----- AVAILABLE DATA -----

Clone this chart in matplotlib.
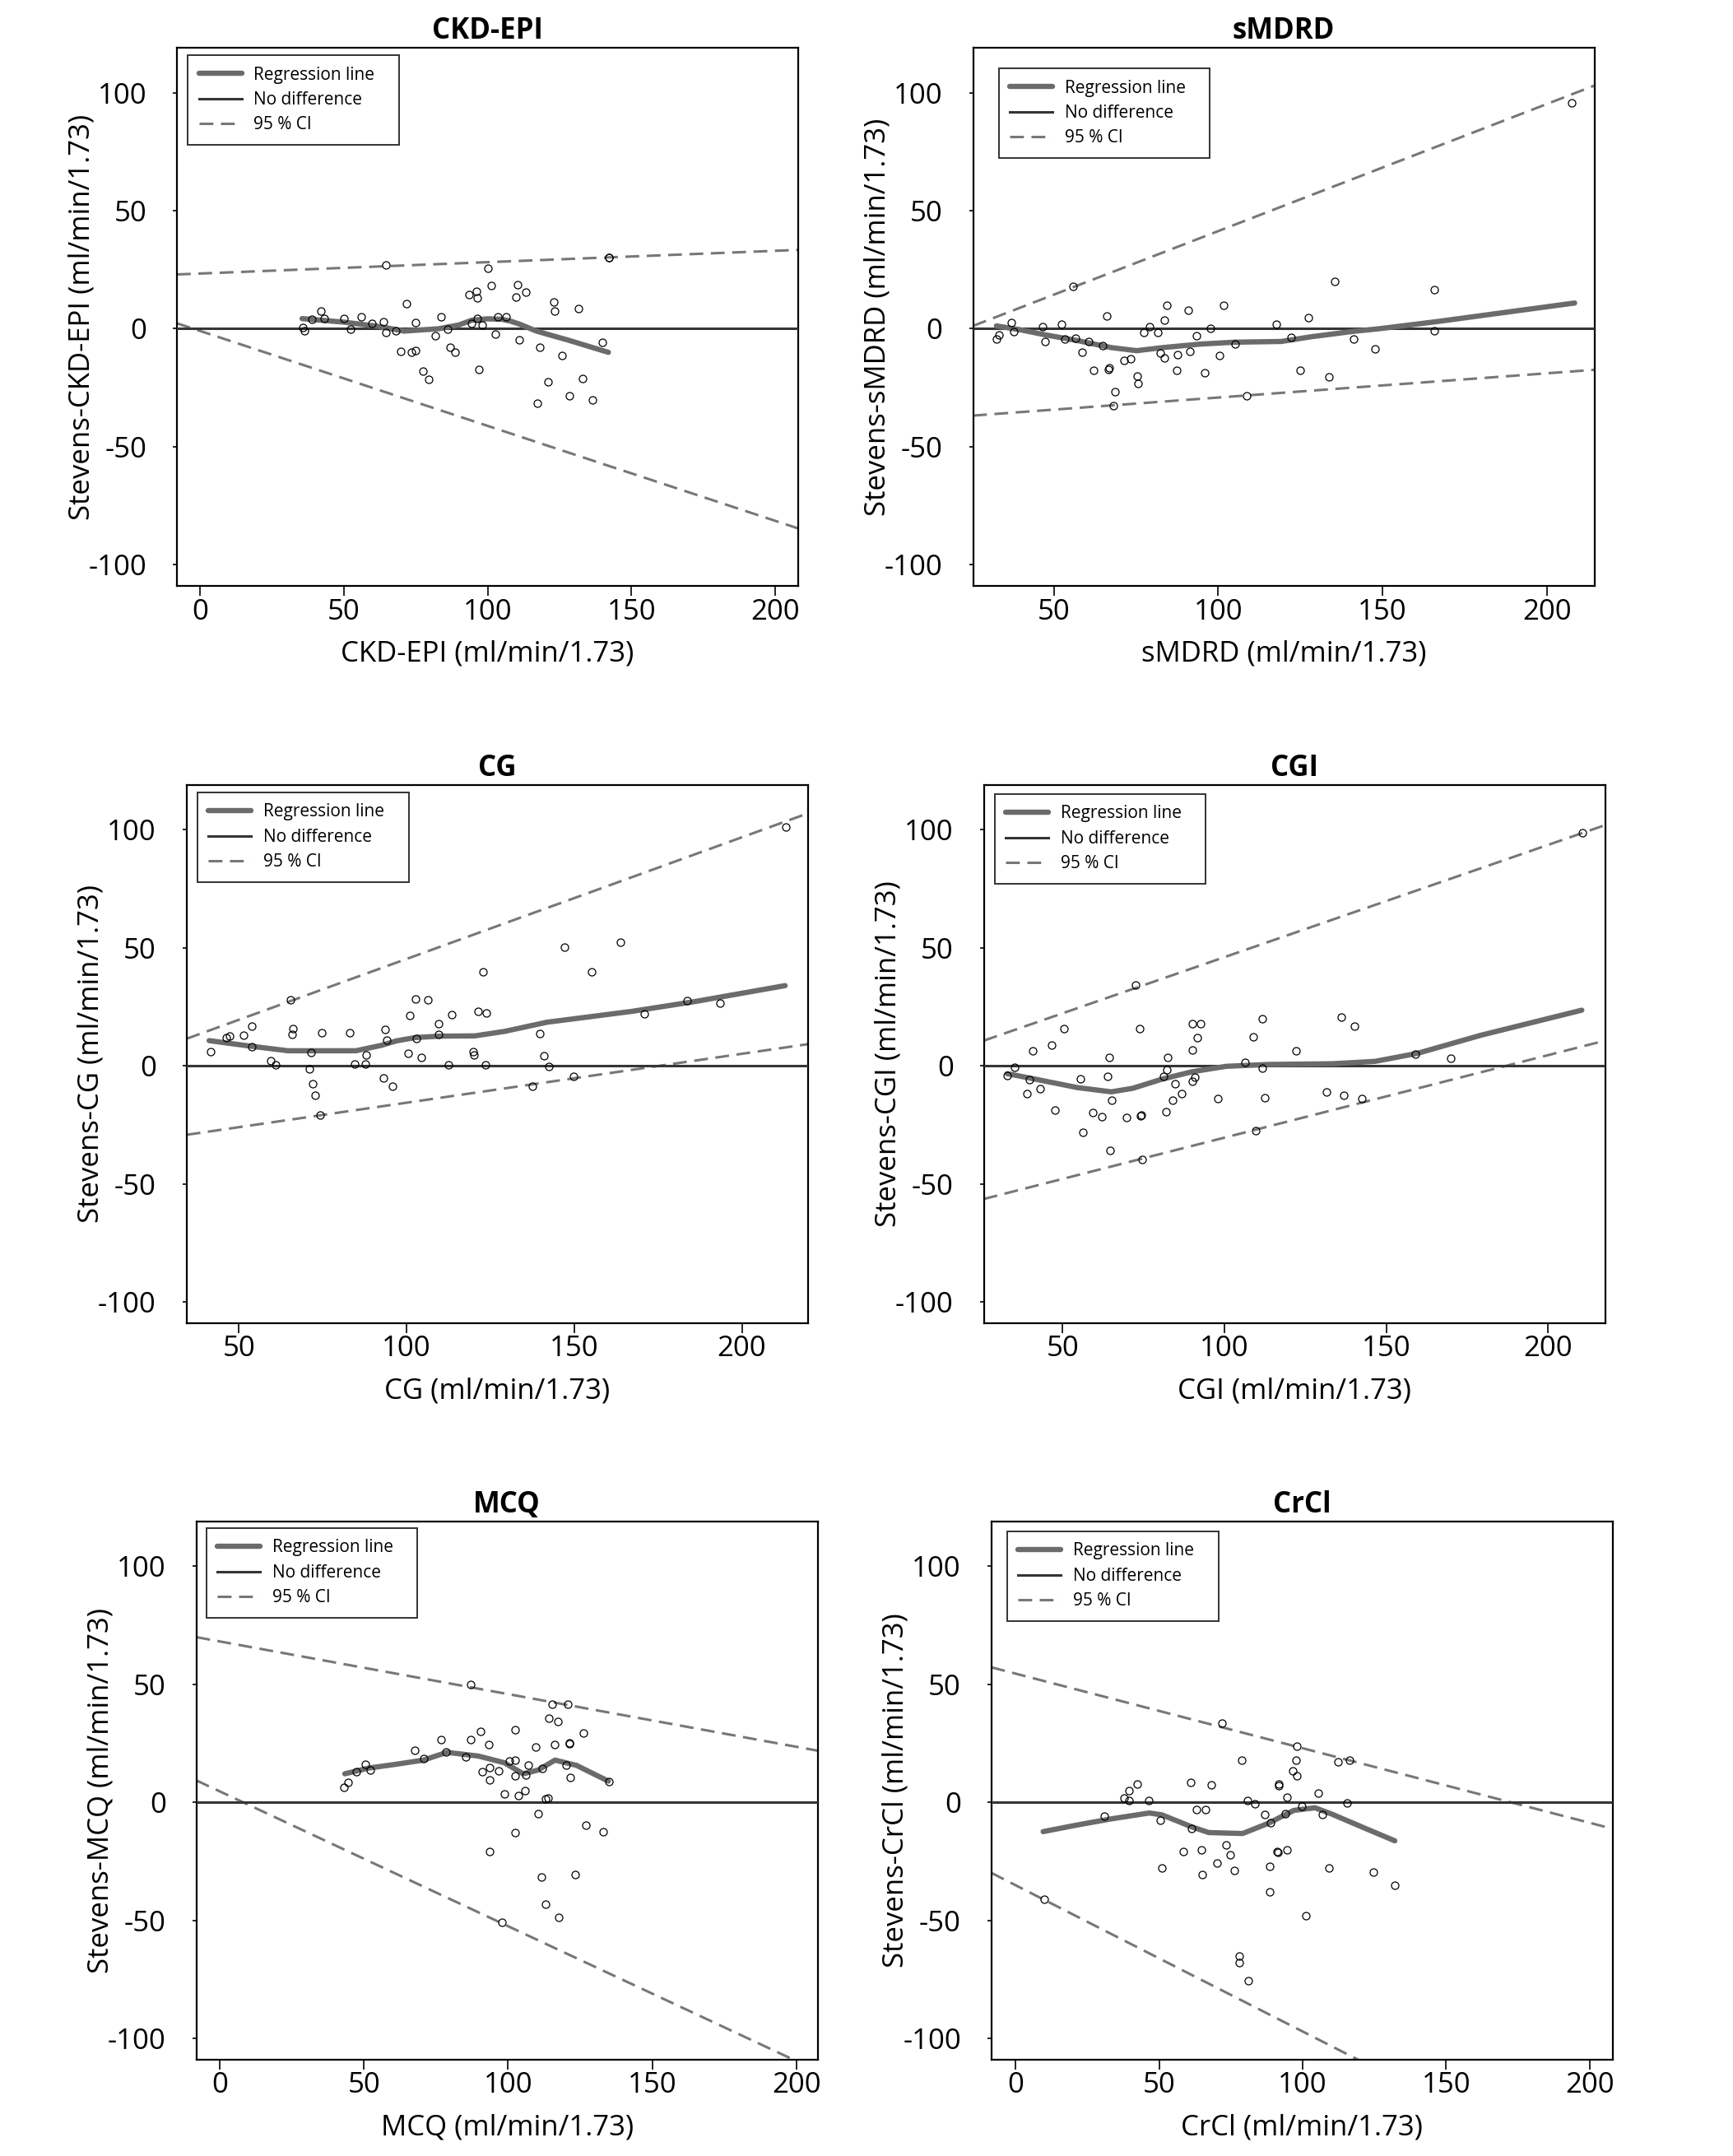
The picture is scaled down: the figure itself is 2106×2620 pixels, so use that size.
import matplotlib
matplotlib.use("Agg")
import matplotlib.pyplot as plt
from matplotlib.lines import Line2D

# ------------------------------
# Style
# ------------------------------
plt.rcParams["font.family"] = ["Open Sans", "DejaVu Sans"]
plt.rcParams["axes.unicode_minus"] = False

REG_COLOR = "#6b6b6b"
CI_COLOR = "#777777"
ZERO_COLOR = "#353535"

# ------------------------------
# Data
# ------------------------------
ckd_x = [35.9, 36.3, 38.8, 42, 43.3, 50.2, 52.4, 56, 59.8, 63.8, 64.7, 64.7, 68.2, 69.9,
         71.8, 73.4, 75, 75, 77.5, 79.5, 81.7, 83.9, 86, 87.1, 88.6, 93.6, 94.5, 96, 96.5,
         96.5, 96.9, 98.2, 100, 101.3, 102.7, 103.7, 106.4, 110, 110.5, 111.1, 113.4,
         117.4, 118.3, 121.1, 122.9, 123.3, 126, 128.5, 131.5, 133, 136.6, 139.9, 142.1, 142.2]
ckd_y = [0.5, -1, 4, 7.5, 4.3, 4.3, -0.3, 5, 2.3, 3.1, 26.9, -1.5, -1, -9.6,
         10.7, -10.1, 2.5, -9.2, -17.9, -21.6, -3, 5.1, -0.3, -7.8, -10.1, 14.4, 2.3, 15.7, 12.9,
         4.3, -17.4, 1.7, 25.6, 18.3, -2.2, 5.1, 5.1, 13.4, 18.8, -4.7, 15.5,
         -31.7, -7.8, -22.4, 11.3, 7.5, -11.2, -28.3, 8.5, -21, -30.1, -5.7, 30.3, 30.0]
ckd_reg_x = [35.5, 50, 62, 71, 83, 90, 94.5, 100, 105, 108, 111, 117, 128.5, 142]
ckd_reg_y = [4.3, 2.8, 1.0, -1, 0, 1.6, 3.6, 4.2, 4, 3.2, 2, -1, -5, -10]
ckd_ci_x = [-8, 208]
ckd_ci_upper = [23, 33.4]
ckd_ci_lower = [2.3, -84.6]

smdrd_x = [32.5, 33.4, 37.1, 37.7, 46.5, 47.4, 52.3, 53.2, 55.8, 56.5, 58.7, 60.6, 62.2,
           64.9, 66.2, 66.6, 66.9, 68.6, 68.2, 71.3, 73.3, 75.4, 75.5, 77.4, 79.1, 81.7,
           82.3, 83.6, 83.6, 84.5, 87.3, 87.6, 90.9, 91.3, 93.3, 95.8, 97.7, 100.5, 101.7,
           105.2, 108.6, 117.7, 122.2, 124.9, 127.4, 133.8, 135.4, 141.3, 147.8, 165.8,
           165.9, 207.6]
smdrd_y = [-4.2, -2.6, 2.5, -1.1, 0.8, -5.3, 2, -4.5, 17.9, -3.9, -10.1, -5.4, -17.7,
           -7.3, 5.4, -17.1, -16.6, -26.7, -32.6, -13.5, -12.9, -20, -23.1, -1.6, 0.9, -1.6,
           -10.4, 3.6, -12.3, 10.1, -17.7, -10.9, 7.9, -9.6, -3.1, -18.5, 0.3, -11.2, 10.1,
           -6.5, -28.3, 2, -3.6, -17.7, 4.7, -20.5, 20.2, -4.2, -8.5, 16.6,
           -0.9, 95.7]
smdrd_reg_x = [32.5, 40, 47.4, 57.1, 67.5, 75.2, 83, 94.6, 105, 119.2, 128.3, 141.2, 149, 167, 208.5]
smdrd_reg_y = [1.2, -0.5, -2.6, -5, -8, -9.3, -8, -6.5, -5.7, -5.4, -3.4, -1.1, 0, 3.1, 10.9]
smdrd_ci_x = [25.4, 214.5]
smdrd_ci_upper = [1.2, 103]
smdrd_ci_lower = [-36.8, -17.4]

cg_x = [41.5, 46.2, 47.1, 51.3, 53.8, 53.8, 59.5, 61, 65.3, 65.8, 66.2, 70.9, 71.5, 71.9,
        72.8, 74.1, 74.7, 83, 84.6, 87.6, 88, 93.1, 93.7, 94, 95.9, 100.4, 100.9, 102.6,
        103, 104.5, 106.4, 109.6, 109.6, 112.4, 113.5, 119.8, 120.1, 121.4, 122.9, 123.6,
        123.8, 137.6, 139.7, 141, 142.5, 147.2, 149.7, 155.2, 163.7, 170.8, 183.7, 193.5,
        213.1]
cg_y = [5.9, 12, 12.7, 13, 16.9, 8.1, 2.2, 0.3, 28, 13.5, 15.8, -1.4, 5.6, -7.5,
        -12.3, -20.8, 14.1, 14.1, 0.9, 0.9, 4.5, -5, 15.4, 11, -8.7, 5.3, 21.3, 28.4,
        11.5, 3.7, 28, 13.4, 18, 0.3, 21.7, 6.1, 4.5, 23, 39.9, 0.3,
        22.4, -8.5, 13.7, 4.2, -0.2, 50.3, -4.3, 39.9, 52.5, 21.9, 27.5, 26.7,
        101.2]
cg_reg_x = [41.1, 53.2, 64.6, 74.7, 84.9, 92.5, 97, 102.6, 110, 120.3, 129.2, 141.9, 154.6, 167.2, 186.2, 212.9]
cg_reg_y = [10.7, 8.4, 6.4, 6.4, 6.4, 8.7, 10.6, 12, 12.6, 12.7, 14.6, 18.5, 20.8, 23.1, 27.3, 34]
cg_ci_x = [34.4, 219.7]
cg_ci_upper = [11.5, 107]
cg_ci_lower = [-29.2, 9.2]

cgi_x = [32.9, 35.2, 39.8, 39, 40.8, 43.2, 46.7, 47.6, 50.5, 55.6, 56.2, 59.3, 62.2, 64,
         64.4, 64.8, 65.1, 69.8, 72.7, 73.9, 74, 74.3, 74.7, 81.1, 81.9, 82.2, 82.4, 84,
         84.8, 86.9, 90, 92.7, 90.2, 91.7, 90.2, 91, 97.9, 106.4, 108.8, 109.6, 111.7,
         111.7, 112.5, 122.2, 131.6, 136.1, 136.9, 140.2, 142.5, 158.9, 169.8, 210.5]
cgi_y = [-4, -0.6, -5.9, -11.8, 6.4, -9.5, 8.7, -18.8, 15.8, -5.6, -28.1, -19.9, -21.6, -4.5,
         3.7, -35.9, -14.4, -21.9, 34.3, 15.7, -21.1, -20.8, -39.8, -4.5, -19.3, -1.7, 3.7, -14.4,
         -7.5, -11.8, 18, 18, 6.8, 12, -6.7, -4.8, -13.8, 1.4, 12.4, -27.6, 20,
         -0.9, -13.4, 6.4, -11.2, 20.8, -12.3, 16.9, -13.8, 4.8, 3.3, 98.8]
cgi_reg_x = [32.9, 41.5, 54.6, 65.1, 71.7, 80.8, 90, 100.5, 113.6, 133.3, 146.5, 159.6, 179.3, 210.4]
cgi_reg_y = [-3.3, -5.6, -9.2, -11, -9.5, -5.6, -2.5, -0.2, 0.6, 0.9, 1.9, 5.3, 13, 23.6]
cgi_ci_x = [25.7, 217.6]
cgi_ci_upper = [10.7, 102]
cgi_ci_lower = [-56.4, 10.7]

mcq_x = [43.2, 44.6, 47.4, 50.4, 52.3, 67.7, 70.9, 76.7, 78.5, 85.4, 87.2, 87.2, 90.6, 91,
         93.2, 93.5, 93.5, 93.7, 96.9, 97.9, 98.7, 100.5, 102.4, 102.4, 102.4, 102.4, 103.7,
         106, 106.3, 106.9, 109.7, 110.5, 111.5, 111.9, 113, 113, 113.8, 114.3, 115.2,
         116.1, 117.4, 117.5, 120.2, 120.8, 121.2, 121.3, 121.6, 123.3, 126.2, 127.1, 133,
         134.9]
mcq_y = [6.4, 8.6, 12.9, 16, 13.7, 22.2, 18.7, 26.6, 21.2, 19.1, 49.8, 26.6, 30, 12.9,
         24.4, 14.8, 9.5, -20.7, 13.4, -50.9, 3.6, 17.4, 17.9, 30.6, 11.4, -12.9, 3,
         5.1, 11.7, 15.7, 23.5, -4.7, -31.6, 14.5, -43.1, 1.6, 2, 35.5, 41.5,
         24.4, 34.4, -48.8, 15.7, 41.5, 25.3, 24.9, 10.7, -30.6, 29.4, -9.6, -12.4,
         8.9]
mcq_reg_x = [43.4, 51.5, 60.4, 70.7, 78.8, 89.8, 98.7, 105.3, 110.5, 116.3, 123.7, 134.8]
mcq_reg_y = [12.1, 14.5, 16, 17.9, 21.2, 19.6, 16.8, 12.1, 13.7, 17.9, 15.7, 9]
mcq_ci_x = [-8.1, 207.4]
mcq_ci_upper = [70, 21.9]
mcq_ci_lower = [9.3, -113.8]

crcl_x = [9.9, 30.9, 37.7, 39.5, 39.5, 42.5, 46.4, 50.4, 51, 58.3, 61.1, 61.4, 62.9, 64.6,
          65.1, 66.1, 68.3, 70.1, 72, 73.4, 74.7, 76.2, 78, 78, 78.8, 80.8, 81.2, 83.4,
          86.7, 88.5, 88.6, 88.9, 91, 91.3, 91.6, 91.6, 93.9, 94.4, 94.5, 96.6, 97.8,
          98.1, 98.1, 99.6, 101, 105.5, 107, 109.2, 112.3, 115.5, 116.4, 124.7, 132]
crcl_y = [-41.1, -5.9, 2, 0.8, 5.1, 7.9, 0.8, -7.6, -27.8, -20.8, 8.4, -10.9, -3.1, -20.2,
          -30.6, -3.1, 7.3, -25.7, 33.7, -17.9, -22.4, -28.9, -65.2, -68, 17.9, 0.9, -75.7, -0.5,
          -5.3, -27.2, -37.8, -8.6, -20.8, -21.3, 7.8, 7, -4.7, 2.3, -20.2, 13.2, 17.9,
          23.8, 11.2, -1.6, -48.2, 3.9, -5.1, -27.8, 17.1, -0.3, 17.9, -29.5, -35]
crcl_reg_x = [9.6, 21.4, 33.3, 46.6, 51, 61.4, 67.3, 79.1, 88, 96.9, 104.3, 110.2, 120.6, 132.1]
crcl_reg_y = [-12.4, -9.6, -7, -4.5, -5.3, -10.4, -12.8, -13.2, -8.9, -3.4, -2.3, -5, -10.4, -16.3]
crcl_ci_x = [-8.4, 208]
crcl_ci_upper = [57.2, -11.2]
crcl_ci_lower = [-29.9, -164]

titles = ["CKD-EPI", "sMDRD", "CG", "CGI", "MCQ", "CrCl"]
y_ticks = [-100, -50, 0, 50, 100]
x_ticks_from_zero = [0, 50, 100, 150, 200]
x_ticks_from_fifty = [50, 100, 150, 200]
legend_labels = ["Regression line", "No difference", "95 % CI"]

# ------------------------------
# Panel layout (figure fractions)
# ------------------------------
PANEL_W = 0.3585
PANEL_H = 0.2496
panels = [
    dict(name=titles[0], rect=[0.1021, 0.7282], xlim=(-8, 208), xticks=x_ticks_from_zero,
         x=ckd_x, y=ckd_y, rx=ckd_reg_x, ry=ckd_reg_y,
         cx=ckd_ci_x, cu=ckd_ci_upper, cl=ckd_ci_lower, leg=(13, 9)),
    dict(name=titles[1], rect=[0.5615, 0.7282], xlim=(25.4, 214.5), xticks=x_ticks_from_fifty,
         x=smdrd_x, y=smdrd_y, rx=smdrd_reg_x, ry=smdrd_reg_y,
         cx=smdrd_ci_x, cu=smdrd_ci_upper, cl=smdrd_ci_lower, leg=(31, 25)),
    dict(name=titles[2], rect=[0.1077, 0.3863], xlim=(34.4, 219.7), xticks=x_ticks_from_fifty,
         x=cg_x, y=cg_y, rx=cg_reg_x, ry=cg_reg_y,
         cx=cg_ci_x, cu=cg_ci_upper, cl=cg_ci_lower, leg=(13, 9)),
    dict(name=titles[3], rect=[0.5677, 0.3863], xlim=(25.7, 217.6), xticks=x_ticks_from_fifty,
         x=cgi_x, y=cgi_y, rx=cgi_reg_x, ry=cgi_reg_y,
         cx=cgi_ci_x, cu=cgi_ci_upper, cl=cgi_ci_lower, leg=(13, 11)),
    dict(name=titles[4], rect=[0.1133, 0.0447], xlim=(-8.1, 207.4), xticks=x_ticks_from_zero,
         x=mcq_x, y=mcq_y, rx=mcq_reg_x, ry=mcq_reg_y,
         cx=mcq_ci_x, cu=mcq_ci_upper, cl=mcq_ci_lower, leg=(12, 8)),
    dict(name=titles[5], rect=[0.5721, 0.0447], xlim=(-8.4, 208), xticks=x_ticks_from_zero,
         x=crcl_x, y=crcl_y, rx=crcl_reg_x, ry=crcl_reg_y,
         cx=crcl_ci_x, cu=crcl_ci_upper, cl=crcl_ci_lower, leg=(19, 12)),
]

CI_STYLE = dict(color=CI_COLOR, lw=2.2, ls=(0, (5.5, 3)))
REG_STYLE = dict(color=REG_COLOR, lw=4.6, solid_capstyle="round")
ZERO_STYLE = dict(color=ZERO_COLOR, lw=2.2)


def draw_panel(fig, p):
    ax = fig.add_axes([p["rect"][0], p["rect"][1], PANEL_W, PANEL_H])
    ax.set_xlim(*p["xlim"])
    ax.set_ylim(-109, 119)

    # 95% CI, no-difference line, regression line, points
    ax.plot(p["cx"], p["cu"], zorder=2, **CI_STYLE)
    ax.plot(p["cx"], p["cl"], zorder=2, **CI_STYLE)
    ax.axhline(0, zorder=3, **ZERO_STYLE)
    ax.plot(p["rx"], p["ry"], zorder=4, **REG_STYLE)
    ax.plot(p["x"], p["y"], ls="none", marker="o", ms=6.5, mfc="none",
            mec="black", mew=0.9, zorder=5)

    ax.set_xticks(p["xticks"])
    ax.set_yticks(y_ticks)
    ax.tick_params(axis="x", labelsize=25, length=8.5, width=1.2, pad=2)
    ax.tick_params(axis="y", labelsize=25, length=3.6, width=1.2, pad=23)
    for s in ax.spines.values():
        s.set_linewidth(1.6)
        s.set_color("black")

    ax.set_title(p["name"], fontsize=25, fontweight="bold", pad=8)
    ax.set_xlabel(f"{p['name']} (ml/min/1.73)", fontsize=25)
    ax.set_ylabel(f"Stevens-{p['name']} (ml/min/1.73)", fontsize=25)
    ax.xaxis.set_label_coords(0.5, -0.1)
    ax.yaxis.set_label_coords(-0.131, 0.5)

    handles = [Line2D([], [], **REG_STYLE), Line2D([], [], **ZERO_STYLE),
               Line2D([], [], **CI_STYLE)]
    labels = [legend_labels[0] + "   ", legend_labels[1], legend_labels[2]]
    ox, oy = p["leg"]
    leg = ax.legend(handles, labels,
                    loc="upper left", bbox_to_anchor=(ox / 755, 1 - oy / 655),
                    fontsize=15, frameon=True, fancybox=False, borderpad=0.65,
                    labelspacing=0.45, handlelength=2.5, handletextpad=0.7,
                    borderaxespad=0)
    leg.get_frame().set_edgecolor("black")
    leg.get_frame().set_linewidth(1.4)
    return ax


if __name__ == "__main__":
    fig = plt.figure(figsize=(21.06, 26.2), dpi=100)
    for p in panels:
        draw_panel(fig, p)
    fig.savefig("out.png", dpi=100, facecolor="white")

-----

◆ WHAT THE EXERCISE ASKS
Repeat word for word the lines from the line with "The picture is" to the line with "ckd_ci_lower = [2.3, -84.6]", both lines included.

◆ ANSWER
The picture is scaled down: the figure itself is 2106×2620 pixels, so use that size.
import matplotlib
matplotlib.use("Agg")
import matplotlib.pyplot as plt
from matplotlib.lines import Line2D

# ------------------------------
# Style
# ------------------------------
plt.rcParams["font.family"] = ["Open Sans", "DejaVu Sans"]
plt.rcParams["axes.unicode_minus"] = False

REG_COLOR = "#6b6b6b"
CI_COLOR = "#777777"
ZERO_COLOR = "#353535"

# ------------------------------
# Data
# ------------------------------
ckd_x = [35.9, 36.3, 38.8, 42, 43.3, 50.2, 52.4, 56, 59.8, 63.8, 64.7, 64.7, 68.2, 69.9,
         71.8, 73.4, 75, 75, 77.5, 79.5, 81.7, 83.9, 86, 87.1, 88.6, 93.6, 94.5, 96, 96.5,
         96.5, 96.9, 98.2, 100, 101.3, 102.7, 103.7, 106.4, 110, 110.5, 111.1, 113.4,
         117.4, 118.3, 121.1, 122.9, 123.3, 126, 128.5, 131.5, 133, 136.6, 139.9, 142.1, 142.2]
ckd_y = [0.5, -1, 4, 7.5, 4.3, 4.3, -0.3, 5, 2.3, 3.1, 26.9, -1.5, -1, -9.6,
         10.7, -10.1, 2.5, -9.2, -17.9, -21.6, -3, 5.1, -0.3, -7.8, -10.1, 14.4, 2.3, 15.7, 12.9,
         4.3, -17.4, 1.7, 25.6, 18.3, -2.2, 5.1, 5.1, 13.4, 18.8, -4.7, 15.5,
         -31.7, -7.8, -22.4, 11.3, 7.5, -11.2, -28.3, 8.5, -21, -30.1, -5.7, 30.3, 30.0]
ckd_reg_x = [35.5, 50, 62, 71, 83, 90, 94.5, 100, 105, 108, 111, 117, 128.5, 142]
ckd_reg_y = [4.3, 2.8, 1.0, -1, 0, 1.6, 3.6, 4.2, 4, 3.2, 2, -1, -5, -10]
ckd_ci_x = [-8, 208]
ckd_ci_upper = [23, 33.4]
ckd_ci_lower = [2.3, -84.6]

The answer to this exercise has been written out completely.